▶ _EXERCISE DETAILS_: Write out all lines holding the word "chart".

>> BEGIN THE RECORDS

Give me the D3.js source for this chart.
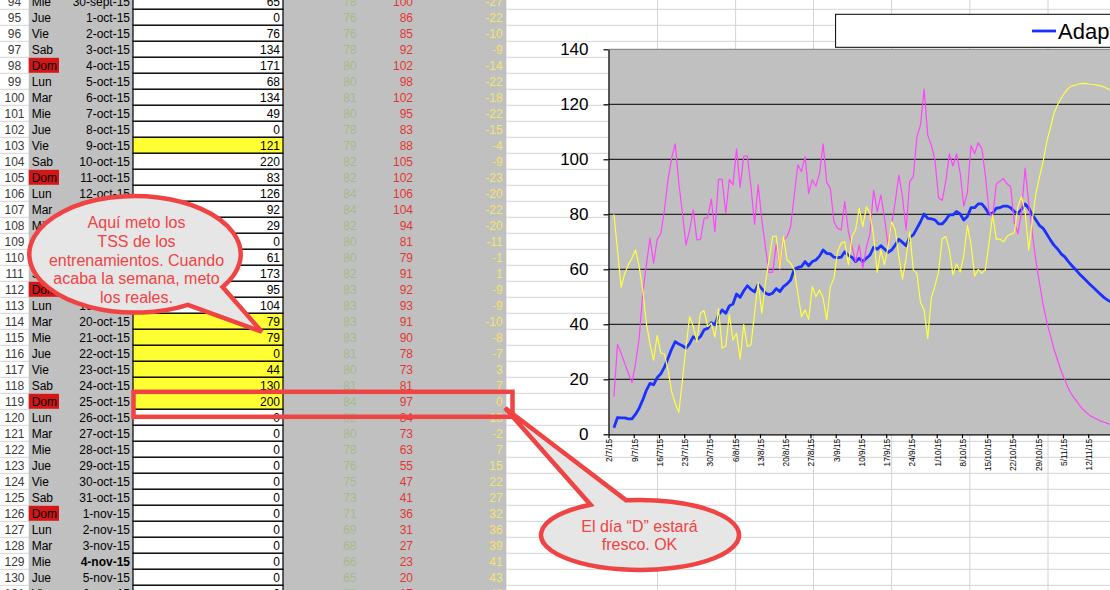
<!DOCTYPE html>
<html>
<head>
<meta charset="utf-8">
<style>
    body { margin: 0; overflow: hidden; background: #fff; }
    text { font-family: "Liberation Sans", Arial, Helvetica, sans-serif; }
</style>
</head>
<body>
<svg id="hoja"></svg>
<script src="https://cdn.jsdelivr.net/npm/d3@7"></script>
<script>
    // ---- hoja de cálculo (filas 94..131) ----
    let primeraFila = 94
    let dias = ["Mie", "Jue", "Vie", "Sab", "Dom", "Lun", "Mar", "Mie", "Jue", "Vie", "Sab", "Dom", "Lun",
        "Mar", "Mie", "Jue", "Vie", "Sab", "Dom", "Lun", "Mar", "Mie", "Jue", "Vie", "Sab", "Dom", "Lun",
        "Mar", "Mie", "Jue", "Vie", "Sab", "Dom", "Lun", "Mar", "Mie", "Jue", "Vie"]
    let fechas = ["30-sept-15", "1-oct-15", "2-oct-15", "3-oct-15", "4-oct-15", "5-oct-15", "6-oct-15",
        "7-oct-15", "8-oct-15", "9-oct-15", "10-oct-15", "11-oct-15", "12-oct-15", "13-oct-15", "14-oct-15",
        "15-oct-15", "16-oct-15", "17-oct-15", "18-oct-15", "19-oct-15", "20-oct-15", "21-oct-15",
        "22-oct-15", "23-oct-15", "24-oct-15", "25-oct-15", "26-oct-15", "27-oct-15", "28-oct-15",
        "29-oct-15", "30-oct-15", "31-oct-15", "1-nov-15", "2-nov-15", "3-nov-15", "4-nov-15", "5-nov-15",
        "6-nov-15"]
    let tss = [65, 0, 76, 134, 171, 68, 134, 49, 0, 121, 220, 83, 126, 92, 29, 0, 61, 173, 95, 104,
        79, 79, 0, 44, 130, 200, 0, 0, 0, 0, 0, 0, 0, 0, 0, 0, 0, 0]
    let ctlHoja = [78, 76, 76, 78, 80, 80, 81, 80, 78, 79, 82, 82, 84, 84, 82, 80, 80, 82, 83, 83,
        83, 83, 81, 80, 81, 84, 82, 80, 78, 76, 75, 73, 71, 69, 68, 66, 65, 63]
    let atlHoja = [100, 86, 85, 92, 102, 98, 102, 95, 83, 88, 105, 102, 106, 104, 94, 81, 79, 91, 92, 93,
        91, 90, 78, 73, 81, 97, 84, 73, 63, 55, 47, 41, 36, 31, 27, 23, 20, 17]
    let tsbHoja = [-27, -22, -10, -9, -14, -22, -18, -22, -15, -4, -9, -23, -20, -22, -20, -11, -1, 1, -9, -9,
        -10, -8, -7, 3, 7, 0, -13, -2, 7, 15, 22, 27, 32, 36, 39, 41, 43, 46]
    let filasAmarillas = [103, 114, 115, 116, 117, 118, 119]
    let filaNegrita = 129
    let filaMarcada = 119

    // ---- gráfico: una serie diaria desde el 3-jul-15 ----
    let inicioSerie = Date.UTC(2015, 6, 3)
    let adaptacion = [2.4, 6.1, 6, 6, 5.6, 5.6, 7.3, 9.5, 12.5, 16,
        18.5, 18, 20.6, 22, 24.4, 27.6, 31, 33.7, 32.8, 32.2,
        31.3, 33, 35.5, 34.5, 35.5, 38, 38.5, 40.6, 39.8, 43.4,
        45.2, 44, 46.7, 47.4, 51, 49.8, 52.2, 54, 52.7, 51.8,
        54.5, 53, 51.3, 50.8, 51.3, 53, 51.9, 53.7, 54.7, 56.1,
        60, 60.7, 61, 62.8, 61.3, 62.8, 63.4, 64.8, 67, 65.8,
        65.6, 64.4, 64.2, 64.4, 66.4, 65, 64.4, 62.8, 64, 62.8,
        64, 65.2, 68, 67.3, 68.6, 67.4, 66.2, 67, 68.8, 70.9,
        69.8, 68.6, 71.6, 72.5, 74.9, 77.3, 80.1, 78.5, 78.3, 78,
        76.5, 76.5, 77.9, 79.8, 79.8, 81, 80.1, 77.9, 79.2, 82.4,
        82.4, 83.8, 83.8, 82.2, 80.1, 80.4, 82.2, 82.4, 83, 83,
        82.4, 81, 80.4, 81.8, 83.8, 82.2, 79.8, 77.9, 75.9, 74.9,
        72.8, 70.7, 68.8, 67.4, 65.6, 64.5, 62.8, 61.3, 59.9, 58.4,
        57.1, 55.8, 54.5, 53.3, 52, 50.8, 49.6, 48.7, 48]
    let fatiga = [13.7, 32.7, 29.5, 25.8, 22.2, 18.8, 25.8, 34.9, 51.3, 61.6,
        71.3, 62.2, 70.9, 73, 81.6, 92.5, 100.4, 105.6, 91.3, 80.4,
        68.8, 74.3, 81.6, 70.7, 70.9, 78.5, 78.8, 85.5, 73.7, 92.7,
        92.7, 80.4, 92.7, 90.7, 103.8, 89.8, 101.2, 101.2, 90, 76.4,
        90.7, 78, 68.2, 58.9, 58.9, 69.1, 60, 70.7, 71.9, 75.5,
        87, 98, 95.5, 101, 87.6, 92.5, 90.3, 94.9, 105.6, 91.5,
        89.5, 77.3, 74.9, 74.3, 84.6, 73.7, 68.2, 62.8, 68.8, 60.4,
        68, 73.1, 88.8, 81, 87, 78.9, 68.8, 76.7, 84.6, 94.3,
        86.4, 74.3, 91.9, 93.7, 108.2, 112.5, 125.5, 108.8, 105.2, 99.8,
        86, 85, 92, 102, 97.5, 102, 95, 83, 88, 105,
        102, 106, 104, 94, 81, 79, 91, 92, 93, 91,
        90, 77, 73, 81, 96.8, 84, 73, 63, 55, 47,
        41, 36, 31, 27, 23, 19.8, 16.7, 14.3, 12.5, 10.7,
        9.1, 7.9, 6.8, 6.1, 5.5, 4.8, 4.4, 3.9, 3.5]
    let forma = [80, 67, 53.5, 58.5, 61.6, 64, 67, 61, 52.5, 40.4,
        33, 27, 36, 29.5, 29.2, 23.4, 15.5, 11.3, 8, 19.8,
        31.9, 42.8, 39.2, 33.7, 44, 45, 39.2, 40.4, 35.3, 45.8,
        31.3, 32.1, 43.6, 34.3, 36.7, 27.3, 40, 31.9, 32.5, 44,
        55.3, 44, 55, 63.4, 71.9, 72.1, 60.4, 71.9, 63.4, 62.2,
        59.8, 51.3, 42.8, 45.2, 41.8, 53.7, 50, 52.5, 49.5, 41.6,
        53.7, 56.7, 66.4, 69.5, 70.1, 61.6, 71.9, 74.3, 82.2, 75.5,
        82.8, 80.4, 71.9, 58.9, 67, 61.6, 68.2, 77.3, 74.3, 64.6,
        56.4, 64, 73.7, 59.8, 58.5, 47.9, 45.2, 34.9, 49.5, 54,
        59, 71, 72, 67, 58, 62, 59, 65, 76, 69,
        57.5, 60, 58.5, 60, 69.5, 79.8, 71, 71, 70, 72,
        72.8, 73.3, 82.8, 86.4, 81, 67, 78, 87.6, 93.7, 99.2,
        106.4, 111.3, 116.7, 119.8, 122.2, 124.2, 125.8, 126.7, 127, 127.4,
        127.6, 127.5, 127.3, 127.2, 127, 126.7, 126.2, 125.6, 125.2]
    let yTicks = [0, 20, 40, 60, 80, 100, 120, 140]
    let leyenda = "Adaptación"

    let nota1 = ["Aquí meto los", "TSS de los", "entrenamientos. Cuando", "acaba la semana, meto", "los reales."]
    let nota2 = ["El día “D” estará", "fresco. OK"]

    //Setup
    let width = 1110, height = 590
    let rowH = 16, row95Top = 9.3
    let rojo = "#f04343"
    let rowTop = r => row95Top + (r - 95) * rowH

    let svg = d3.select("#hoja").attr("width", width).attr("height", height)

    // rejilla de fondo de la hoja
    let grid = svg.append("g")
    grid.selectAll("line.h")
        .data(d3.range(-1, 37))
        .enter().append("line")
        .attr("x1", 0).attr("x2", width)
        .attr("y1", k => row95Top + k * rowH).attr("y2", k => row95Top + k * rowH)
        .attr("stroke", "#d4d4d4")
    grid.selectAll("line.v")
        .data([506, 657.5, 735.6, 813.5, 891.6, 969.8, 1048])
        .enter().append("line")
        .attr("x1", d => d).attr("x2", d => d)
        .attr("y1", 0).attr("y2", height)
        .attr("stroke", "#d4d4d4")

    // columnas grises
    svg.append("rect").attr("x", 28.7).attr("y", 0).attr("width", 104.3).attr("height", height).attr("fill", "#c0c0c0")
    svg.append("rect").attr("x", 283).attr("y", 0).attr("width", 223).attr("height", height).attr("fill", "#c0c0c0")

    let filas = fechas.map((f, i) => ({
        fila: primeraFila + i, dia: dias[i], fecha: f, tss: tss[i],
        ctl: ctlHoja[i], atl: atlHoja[i], tsb: tsbHoja[i]
    }))

    let fila = svg.append("g").selectAll("g")
        .data(filas)
        .enter().append("g")
        .attr("transform", d => `translate(0,${rowTop(d.fila)})`)
        .style("font-size", "12px")

    fila.append("text").text(d => d.fila).attr("x", 14.5).attr("y", 12.6)
        .attr("text-anchor", "middle").attr("fill", "#3a3a3a")
    fila.filter(d => d.dia === "Dom").append("rect")
        .attr("x", 28.7).attr("y", 0.5).attr("width", 30.3).attr("height", rowH - 1).attr("fill", "#d41616")
    fila.append("text").text(d => d.dia).attr("x", 31.7).attr("y", 12.6).attr("fill", "#000")
    fila.append("text").text(d => d.fecha).attr("x", 130).attr("y", 12.6)
        .attr("text-anchor", "end").attr("font-weight", d => d.fila === filaNegrita ? "bold" : null)
    fila.append("rect").attr("x", 133).attr("y", 0).attr("width", 150).attr("height", rowH)
        .attr("fill", d => filasAmarillas.includes(d.fila) ? "#ffff33" : "#fff")
        .attr("stroke", "#000").attr("stroke-width", 1.2)
    fila.append("text").text(d => d.tss).attr("x", 280).attr("y", 12.6).attr("text-anchor", "end")
    fila.append("text").text(d => d.ctl).attr("x", 356.7).attr("y", 12.6).attr("text-anchor", "end").attr("fill", "#a3bc8a")
    fila.append("text").text(d => d.atl).attr("x", 413).attr("y", 12.6).attr("text-anchor", "end").attr("fill", "#e23636")
    fila.append("text").text(d => d.tsb).attr("x", 502.7).attr("y", 12.6).attr("text-anchor", "end").attr("fill", "#f5e46e")

    // ---- gráfico ----
    let x0 = 608.5, pxDia = 3.607
    let x = d3.scaleUtc()
        .domain([Date.UTC(2015, 6, 2), Date.UTC(2015, 11, 3)])
        .range([x0, x0 + 154 * pxDia])
    let y = d3.scaleLinear().domain([0, 140]).range([434.3, 49.3])
    let fechaPunto = i => d3.utcHour.offset(d3.utcDay.offset(new Date(inicioSerie), i), 12)

    let chart = svg.append("g")
    chart.append("clipPath").attr("id", "plot").append("rect")
        .attr("x", x0).attr("y", y(140)).attr("width", width - x0).attr("height", y(0) - y(140))
    chart.append("rect").attr("x", x0).attr("y", y(140)).attr("width", width - x0).attr("height", y(0) - y(140))
        .attr("fill", "#c0c0c0")
    chart.selectAll("line.grid")
        .data(yTicks.slice(1))
        .enter().append("line")
        .attr("x1", x0).attr("x2", width)
        .attr("y1", d => y(d)).attr("y2", d => y(d))
        .attr("stroke", d => d === 140 ? "#7a7a7a" : "#000").attr("stroke-width", 1)

    let line = d3.line().x((d, i) => x(fechaPunto(i))).y(d => y(d))
    let series = [
        { values: adaptacion, color: "#1a32ff", w: 2.8 },
        { values: fatiga, color: "#ff44ff", w: 1.2 },
        { values: forma, color: "#ffff3c", w: 1.2 }
    ]
    chart.append("g").attr("clip-path", "url(#plot)")
        .selectAll("path")
        .data(series)
        .enter().append("path")
        .attr("d", d => line(d.values))
        .attr("fill", "none")
        .attr("stroke", d => d.color)
        .attr("stroke-width", d => d.w)
        .attr("stroke-linejoin", "round")

    let xAxis = d3.axisBottom(x)
        .tickValues(d3.utcDay.range(Date.UTC(2015, 6, 2), Date.UTC(2015, 10, 20), 7))
        .tickFormat(d3.utcFormat("%-d/%-m/%y"))
        .tickSize(4).tickSizeOuter(0)
    let gx = chart.append("g").attr("transform", `translate(0,${y(0)})`).call(xAxis)
    gx.selectAll("text")
        .attr("transform", "rotate(-90)")
        .attr("text-anchor", "end")
        .attr("x", -4.5).attr("y", 0).attr("dy", "0.4em")
        .style("font-size", "8.3px").attr("fill", "#000")
        .style("font-family", '"Liberation Sans", Arial, sans-serif')

    let yAxis = d3.axisLeft(y).tickValues(yTicks).tickSize(5).tickPadding(15).tickSizeOuter(0)
    let gy = chart.append("g").attr("transform", `translate(${x0},0)`).call(yAxis)
    gy.selectAll("text").style("font-size", "17px").attr("fill", "#000")
        .style("font-family", '"Liberation Sans", Arial, sans-serif')
    chart.selectAll(".domain, .tick line").attr("stroke", "#000").attr("stroke-width", 1.2)

    // leyenda
    let leg = chart.append("g")
    leg.append("rect").attr("x", 835.6).attr("y", 14.3).attr("width", 400).attr("height", 33)
        .attr("fill", "#fff").attr("stroke", "#000")
    leg.append("line").attr("x1", 1032).attr("x2", 1056).attr("y1", 31).attr("y2", 31)
        .attr("stroke", series[0].color).attr("stroke-width", 2.8)
    leg.append("text").text(leyenda).attr("x", 1058).attr("y", 39.3).style("font-size", "22px")

    // ---- notas ----
    function bocadillo(cx, cy, rx, ry, a1, a2, tip) {
        let p = a => [cx + rx * Math.cos(a * Math.PI / 180), cy + ry * Math.sin(a * Math.PI / 180)]
        let A = p(a1), B = p(a2)
        return `M${A} A${rx},${ry} 0 1 0 ${B} L${tip} Z`
    }

    let notas = svg.append("g")
    notas.append("rect").attr("x", 133.5).attr("y", rowTop(filaMarcada) - 1.5).attr("width", 379).attr("height", 25)
        .attr("fill", "none").attr("stroke", rojo).attr("stroke-width", 4.5)

    notas.append("path").attr("d", bocadillo(135, 254.3, 105.7, 58.3, 34, 60, [261.7, 331.7]))
        .attr("fill", "#e6e6e6").attr("stroke", rojo).attr("stroke-width", 4.5).attr("stroke-linejoin", "miter")
    notas.append("g").selectAll("text")
        .data(nota1)
        .enter().append("text")
        .text(d => d)
        .attr("x", 136.5).attr("y", (d, i) => 228 + i * 18.8)
        .attr("text-anchor", "middle").attr("fill", rojo).style("font-size", "16px")

    notas.append("path").attr("d", bocadillo(640, 535, 99, 35, 240, 262, [505, 408]))
        .attr("fill", "#e6e6e6").attr("stroke", rojo).attr("stroke-width", 4.5).attr("stroke-linejoin", "miter")
    notas.append("g").selectAll("text")
        .data(nota2)
        .enter().append("text")
        .text(d => d)
        .attr("x", 639.5).attr("y", (d, i) => 531.7 + i * 18.4)
        .attr("text-anchor", "middle").attr("fill", rojo).style("font-size", "16px")
</script>
</body>
</html>
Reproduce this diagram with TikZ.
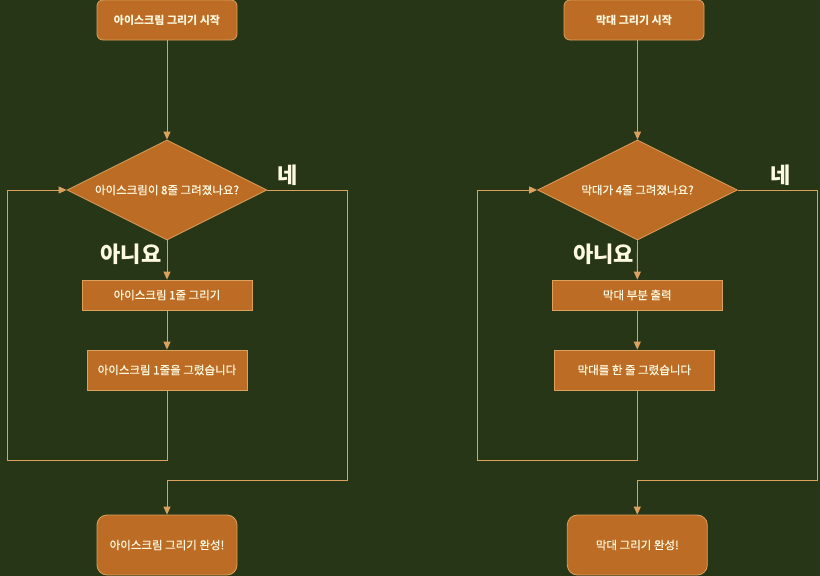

>> END THE RECORDS

▶ _OUTPUT FOR THIS TASK_:
Give me the D3.js source for this chart.
    let chart = svg.append("g")
    chart.append("clipPath").attr("id", "plot").append("rect")
    chart.append("rect").attr("x", x0).attr("y", y(140)).attr("width", width - x0).attr("height", y(0) - y(140))
    chart.selectAll("line.grid")
    chart.append("g").attr("clip-path", "url(#plot)")
    let gx = chart.append("g").attr("transform", `translate(0,${y(0)})`).call(xAxis)
    let gy = chart.append("g").attr("transform", `translate(${x0},0)`).call(yAxis)
    chart.selectAll(".domain, .tick line").attr("stroke", "#000").attr("stroke-width", 1.2)
    let leg = chart.append("g")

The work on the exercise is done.